When The Following began its second season it seemed like it had fixed its previous issues. But those old problems eventually began to resurface and season two was faced with unnecessary plot twists, important characters with nothing to do, and countless storylines that didn’t seem to go anywhere.

“The Reaping” has one central issue and that’s Kingston Tanner (Tom Cavanagh). When he was introduced in “Betrayal” it was an interesting choice. On one hand, the idea of Joe (James Purefoy) fighting a religious war with a man who doesn’t exactly seem on the up and up and who represents what Joe viciously hates is fascinating. At the same time, it’s problematic that the writers have introduced a new character this late in the season. Two of the biggest issues with this season have been its multiple storylines and new characters who have hardly anything to do with the story as a whole. It’s been very messy and Kingston only makes this more obvious. As a character he’s not all that interesting; after all he’s no Mark and Luke (Sam Underwood). What he represents to Joe means so much more.

Setting aside this issue, “The Reaping” really is season two’s finest episode and it features two of the season’s best moments. Viewers have waited for Joe and Ryan (Kevin Bacon) to finally come face to face all season. When Joe finally enters that room, the look on his face is priceless.
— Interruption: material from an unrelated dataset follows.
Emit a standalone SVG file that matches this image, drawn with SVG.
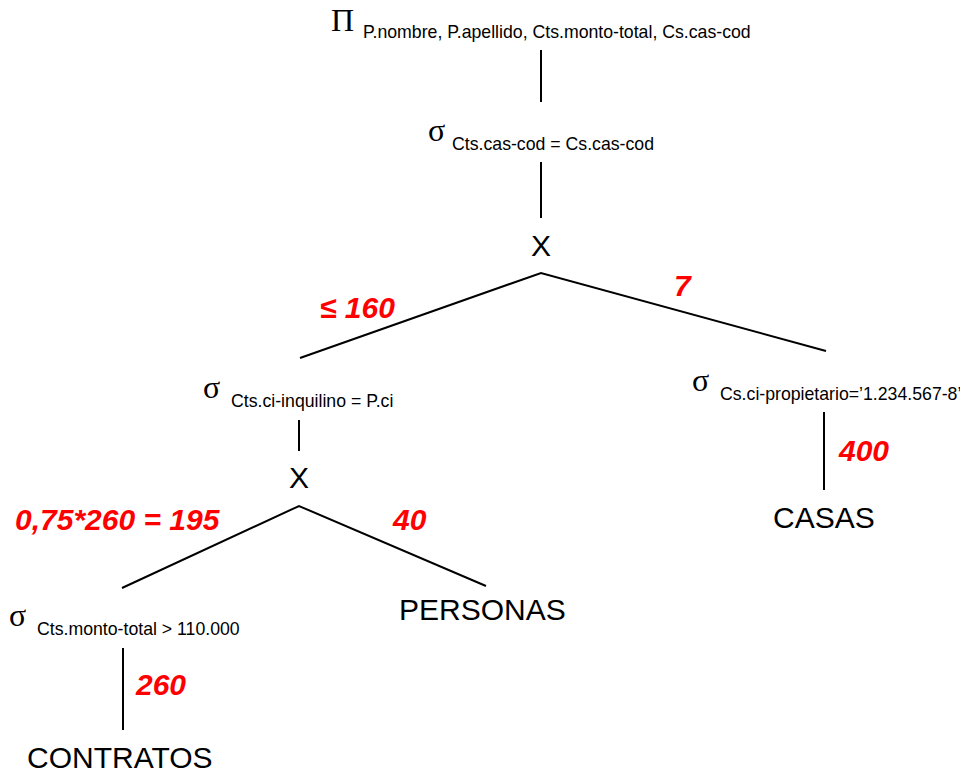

This is really Purefoy’s episode and he proves that when given the proper material, he’s the shows biggest asset. When he tells Ryan, “You don’t appreciate how much you need me”, you instantly believe him.
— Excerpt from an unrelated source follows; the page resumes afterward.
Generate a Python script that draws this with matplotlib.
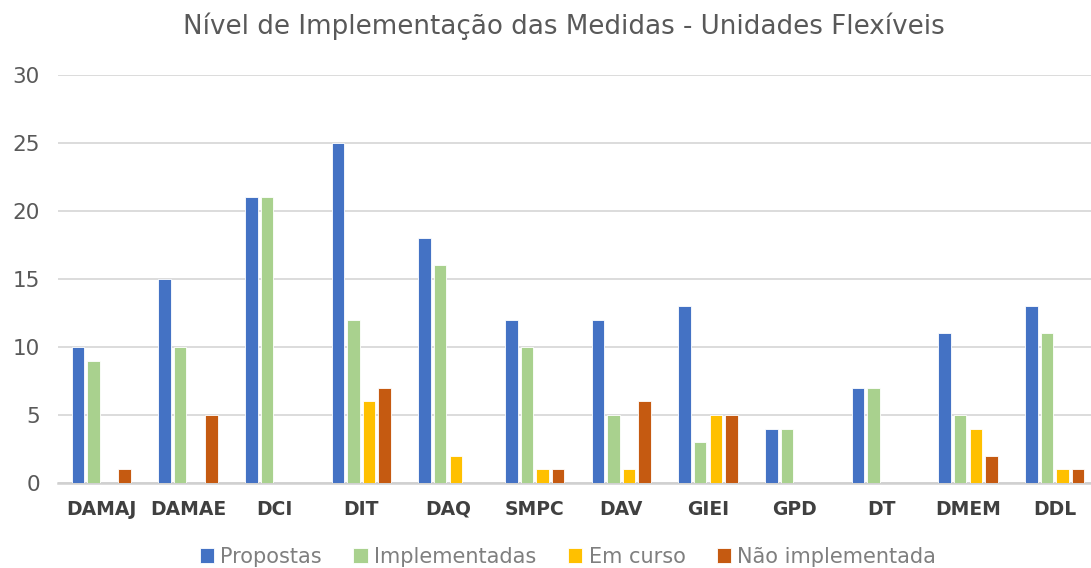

The Following S02E13 promo imageThe Following has had its issues from the first season but the connection between Ryan and Joe has been the show’s biggest advantage. Bacon and Purefoy have great chemistry. Joe argues that Ryan will always need him; it’s an interesting point. The show will always need these two playing off of each other for it to succeed. Also interesting are Joe’s continual references to the end. What exactly does he mean? His character has always seemed completely alive when in front of his followers but he seems very different from the Joe we’ve seen before. He seems tired and worried, more on edge.

The episode’s other great moment comes from Shawn Ashmore. This season has been a standout one for the character of Mike. After his father was killed by Lily (Connie Nielsen) it was clear that he was far from stable. Ashmore is very good in this episode and you can see his anguish at killing Lily. He doesn’t want to and he knows it won’t make him feel better, but he does it anyway. Where this will lead Mike for the final two episodes is one of the most exciting aspects of the season as a whole.

Final Thoughts:

“That’s all kinds of crazy.” Is Max (Jessica Stroup) now the show’s voice of reason?

Joe’s entrance at the beginning of the episodes and his cult’s riotous reaction is absolutely terrifying.

“This could be the end.”
“Then it’s the end, Emma”

So just to be clear, Ryan’s plan was to try and shoot Joe and then wander around the Korban compound?

“We got Ryan Hardy. We’re bringing him in.”

“Infamy will insure that I live forever.”

What will Joe’s next move be now that he knows Claire (Natalie Zea) is alive?